Wie auch immer: Zwei Millionen Euro, umgerechnet rund 2,5 Millionen Franken, hat der FC Basel in den 24-jährigen Giovanni Sio investiert. Fast ein Schnäppchen verglichen mit der Transfersumme vor eineinhalb Jahren. Gut angelegtes Geld jedenfalls, wie man nach den ersten Eindrücken vermuten darf.

Für den Moment hat die Stürmer-Rochade Bobadilla/Sio den FC Basel unter dem Strich also 650’000 Franken Mehraufwand gekostet. Dafür hat der FCB einen Spieler bekommen, der einen besseren Leumund besitzt als Bobadilla.

Und Sio, der aus Saint-Sébastien-sur-Loire stammt und in der Fussballschule des FC Nantes ausgebildet wurde, hat ein Entrée beim FCB gehabt, das im Vergleich zu Bobadilla gegensätzlicher kaum sein könnte. Der Argentinier kam beladen mit Eskapaden nach Basel zurück, war aus YB-Zeiten noch für vier Spiele gesperrt und im Europacup nicht einsatzberechtigt. Und dann, unmittelbar vor Auftakt der zweiten Saisonhälfte, verletzte sich Bobadilla am Knie.

Während der FCB in der Europa League für Furore sorgte und schliesslich Meister wurde, in einer Zeit, in der in der dichten Terminhatz kaum geregeltes Training stattfinden konnte, fiel die sportliche Integration Bobadillas schwer und der charakterliche Pflegefall in ein psychisches Loch.

Sios geglückter Einstand ist fast schon die halbe Miete

Auch wenn Giovanni Sio ebenfalls keine einfache Zeit hinter sich hat, er in Wolfsburg blass blieb, nach Augsburg ausgeliehen wurde und auch dort nicht einschlug, und auch wenn Sio erst zwei Spiele für den FC Basel bestritten hat: Mit Erfolgserlebnissen zu starten, zwei notabene sehr schön erzielten Toren, kann sehr viel bewirken.

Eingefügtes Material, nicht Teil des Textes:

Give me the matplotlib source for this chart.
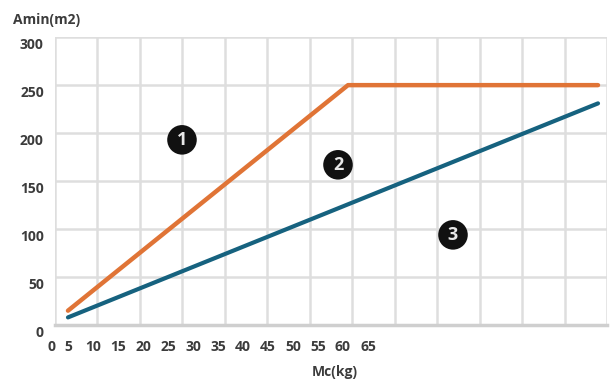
import numpy as np
import matplotlib.pyplot as plt
from matplotlib import transforms

plt.rcParams['font.family'] = ['Open Sans', 'DejaVu Sans']

# data
mc_upper = [5, 61, 111]
amin_upper = [15, 250, 250]
mc_lower = [5, 111]
amin_lower = [8, 231]

x_labels = [0, 5, 10, 15, 20, 25, 30, 35, 40, 45, 50, 55, 60, 65]
y_ticks = [0, 50, 100, 150, 200, 250, 300]

zones = ['1', '2', '3']
zone_x = [27.8, 59, 82]
zone_y = [193, 167, 94]

orange = '#e07436'
blue = '#16627f'
text_col = '#3c3c3c'

fig = plt.figure(figsize=(6.15, 3.87), dpi=100)
ax = fig.add_axes([0.0894, 0.160, 0.8976, 0.744])

xmin, xmax = 2.4, 112.8
ax.set_xlim(xmin, xmax)
ax.set_ylim(0, 300)

# grid: 13 equal columns, rows every 50
for gx in np.linspace(xmin, xmax, 14):
    ax.axvline(gx, color='#dedede', lw=1.8, zorder=0)
for gy in y_ticks[1:]:
    ax.axhline(gy, color='#dedede', lw=1.8, zorder=0)

for s in ['left', 'right', 'top']:
    ax.spines[s].set_visible(False)
ax.spines['bottom'].set_color('#cfcfcf')
ax.spines['bottom'].set_linewidth(2.5)

ax.plot(mc_upper, amin_upper, color=orange, lw=3.2, solid_capstyle='round', zorder=3)
ax.plot(mc_lower, amin_lower, color=blue, lw=3.0, solid_capstyle='round', zorder=3)

for t, zx, zy in zip(zones, zone_x, zone_y):
    ax.text(zx, zy, t, ha='center', va='center', color='#e8e8e8', fontsize=13,
            fontweight='bold', zorder=4,
            bbox=dict(boxstyle='circle,pad=0.32', fc='#111111', ec='none'))

# y tick labels, sitting a little below their grid lines
ax.set_yticks(y_ticks)
ax.tick_params(axis='y', length=0, pad=8, labelsize=10, labelcolor=text_col)
off = transforms.ScaledTranslation(0, -6 / 100, fig.dpi_scale_trans)
for lab in ax.get_yticklabels():
    lab.set_fontweight('bold')
    lab.set_transform(lab.get_transform() + off)

# x labels are crammed to the left, not on the grid
ax.set_xticks([])
tr = transforms.blended_transform_factory(ax.transData, ax.transAxes)
for v in x_labels:
    xv = v if v > 0 else 1.8
    ax.text(xv, -0.075, str(v), transform=tr, ha='center', va='center',
            fontsize=10, color=text_col, fontweight='bold')

fig.text(0.075, 0.948, 'Amin(m2)', ha='center', va='center', fontsize=10,
         color=text_col, fontweight='bold')
fig.text(0.545, 0.040, 'Mc(kg)', ha='center', va='center', fontsize=10,
         color=text_col, fontweight='bold')

fig.savefig('out.png', dpi=100)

Es kann schon die halbe Miete sein für eine gedeihliche Zeit in Basel. «Ich bin zufrieden mit meinem Einstand», sagte Sio am Samstagabend in Luzern und räumte ein, dass er während seiner Zeit in Deutschland die Super League nicht verfolgt habe.

Aber eines ist ihm, der vier Jahre in Sion spielte, schon noch bewusst: «Ich sehe beim FC Basel enormes Potenzial.» Und deshalb sei die Qualifikation für die Champions League «im Moment das Wichtigste». In diesem Fall – siehe oben – wäre bereits ein Nachschlag an Wolfsburg fällig, gut und gerne eine weitere halbe Million Franken. Ein internationaler Zahlungsverkehr, den der FCB dann gerne auslösen würde.